Stand van zaken procedure Raad van State


De Raad van State heeft laten weten dat de zitting over de zogenaamde bodemprocedure naar verwachting in april/mei 2022 zal plaatsvinden. De uitspraak van de Raad van State volgt ongeveer 3 maanden later, naar verwachting in de zomer van 2022. De uitspraak van de Raad van State volgt dus later dan werd verwacht.

De bodemprocedure is de procedure over de beroepen die zijn ingediend op het provinciaal inpassingsplan (PIP) en de daarbij behorende besluiten. Op de besluiten die nodig zijn voor de uitbreiding van VDL Nedcar is de Crisis- en herstelwet van toepassing. Dat betekent dat de Raad van State in de regel 6 maanden na afloop van de beroepstermijn uitspraak doet. Daarom was de verwachting dat de uitspraak eind 2021 zou zijn. Maar deze periode van 6 maanden is een 'termijn van orde' en is dus geen verplichting. Wegens omstandigheden heeft de Raad van State een werkachterstand.
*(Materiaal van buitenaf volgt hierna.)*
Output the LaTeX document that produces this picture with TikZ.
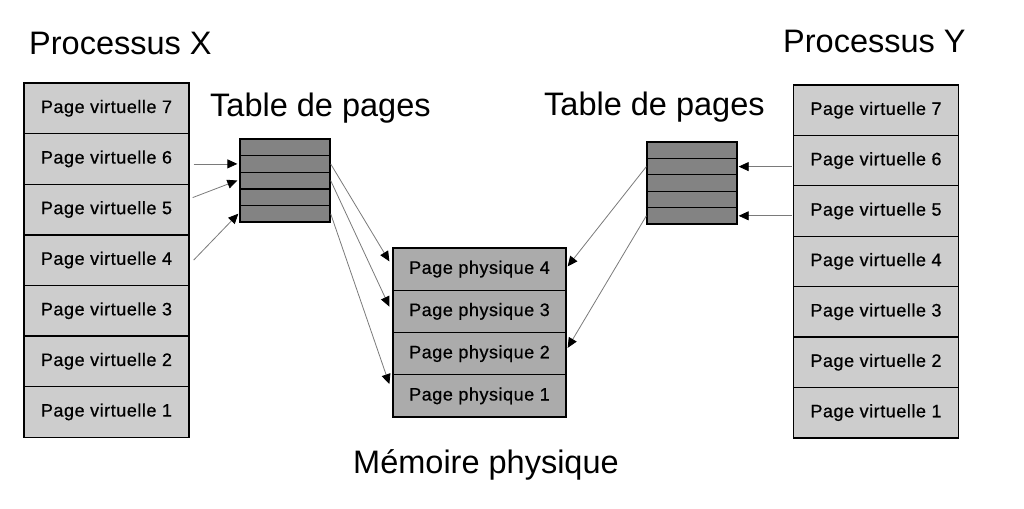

Uitspraak voorlopige voorziening

Stichting De Groene Sporenwolf had een voorlopige voorziening aangevraagd tegen het besluit aanvullende omgevingsvergunning en het besluit ontheffing Wet natuurbescherming. De stichting wilde voorkomen dat het Sterrebos en andere bomen bij het terrein van VDL Nedcar, zoals het populierenbos, gedeeltelijk worden gekapt voordat de Raad van State een uitspraak doet over de ingediende beroepen. De Raad van State heeft op 14 oktober 2021 het verzoek van Stichting De Groene Sporenwolf gehonoreerd. Door deze uitspraak zijn de besluiten van het college van Gedeputeerde Staten over de kap van een deel van het Sterrebos en andere bomen bij het terrein geschorst. Meer precies gaat de schorsing over het "vellen van een houtopstand", "het slopen, verstoren, verplaatsen of in enig opzicht wijzigen van een rijksmonument” en de “soortenbeschermingsontheffing”.

Uit de uitspraak blijkt dat de voorzieningenrechter zich vooral heeft gebaseerd op de onomkeerbare gevolgen van de voorgenomen kap vooruitlopend op een uitspraak in de bodemprocedure. Het oordeel van de voorzieningenrechter heeft een voorlopig karakter en is niet bindend in de bodemprocedure.